When Finnish conductor Sakari Oramo was appointed the thirteenth Chief Conductor of the BBC Symphony Orchestra in February 2012, he declared at the time that “Britain was my destiny”. He had spent ten years at the helm of the City of Birmingham Symphony Orchestra, a post he assumed in 1998 after Sir Simon Rattle. He manifested an intimate knowledge of, and a deep affinity for, the English musical tradition and a genuine interest in all aspects of new British music. For these merits he received an honorary OBE in 2009. “Oramo really gets under the skin of this music, and the audience showered him with warm appreciation. I can feel National Treasure status beckoning already,” commented Ivan Hewett in the British daily The Telegraph.
Oramo belongs to an awe-inspiring group of Finnish conductors – Osmo Vänskä, Jukka-Pekka Saraste, Esa-Pekka Salonen, Susanna Mälkki and many others. All of them are graduates of the Sibelius Academy and all were pupils of the illustrious conductor and teacher Jorma Panula (1930). Oramo initially studied the violin and earned a living as a professional violinist for many years. He remains a fine violinist to this day, a fact he demonstrated at his debut during the BBC Proms Chamber Music series in 2014 where, together with Janine Jansen, he gave a highly successful performance of Prokofiev’s Sonata for Two Violins.
Music is the wine of a new procreation
2020 is the year that the music world celebrates 250 years since the birth of Ludwig van Beethoven (1770-1827). To this day we continue to marvel at the many revolutionary ways he transformed the shape of the symphony. Innovative for the time, he considerably expanded its form and content, and in the famous Symphony No. 9 he effectively incorporated a vocal element into the fourth movement.
A large part of Symphony No 7 in A major was written in 1812 when the composer was staying at the Bohemian spa town of Teplice for health reasons. By that stage Beethoven was already partially deaf. Since various programmatic titles had been associated with his previous symphonies (Eroica, Fate, Pastoral), many of Beethoven’s contemporaries looked for non-musical subject matter in this symphony as well. Nietzsche, for example, sought mysteries surrounding the origin of art; Wagner called it the “apotheosis of dance”. Many years later Romain Rolland described it as “orgies of rhythm”. Which non-musical associations provided Beethoven with his inspiration? This would make for a lengthy discussion.
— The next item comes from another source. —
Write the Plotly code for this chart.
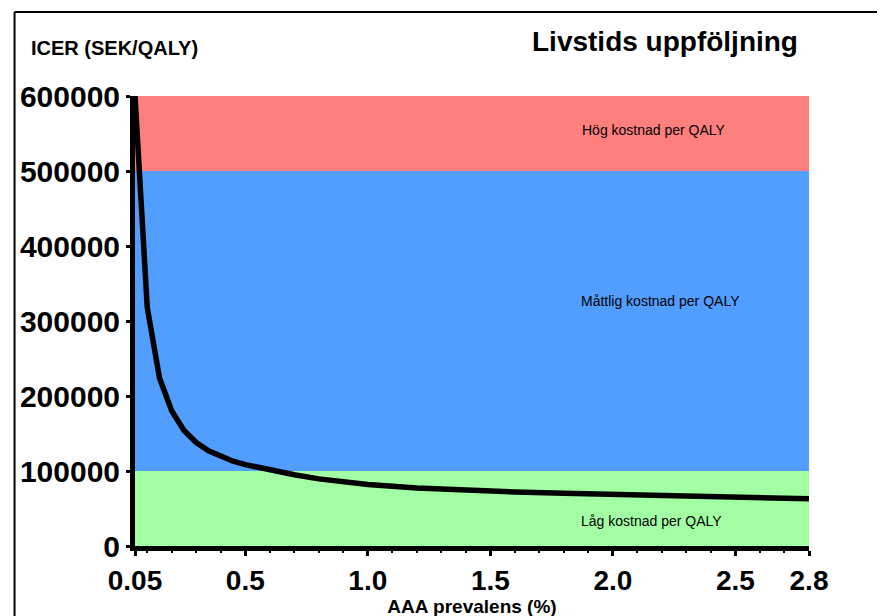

Nevertheless, if we were to regard this symphony through a prism, with the view that art may be divided as Apollonian or Dionysian (Bacchic), Beethoven’s Seventh would certainly belong in the second group. The majestic finale creates an illusion of “grandiose bacchanalia”, as Beethoven’s admirer Bettina von Arnim wrote in a letter to Goethe, who wanted to meet the composer in person and was seeking information about him. To give Goethe a better sense of the man, von Arnim was quick to attribute to Beethoven the following words, which the composer would probably have noted with some surprise: “Music is the wine of a new procreation, and I am Bacchus who presses out this glorious wine for men and makes them drunk with the spirit!”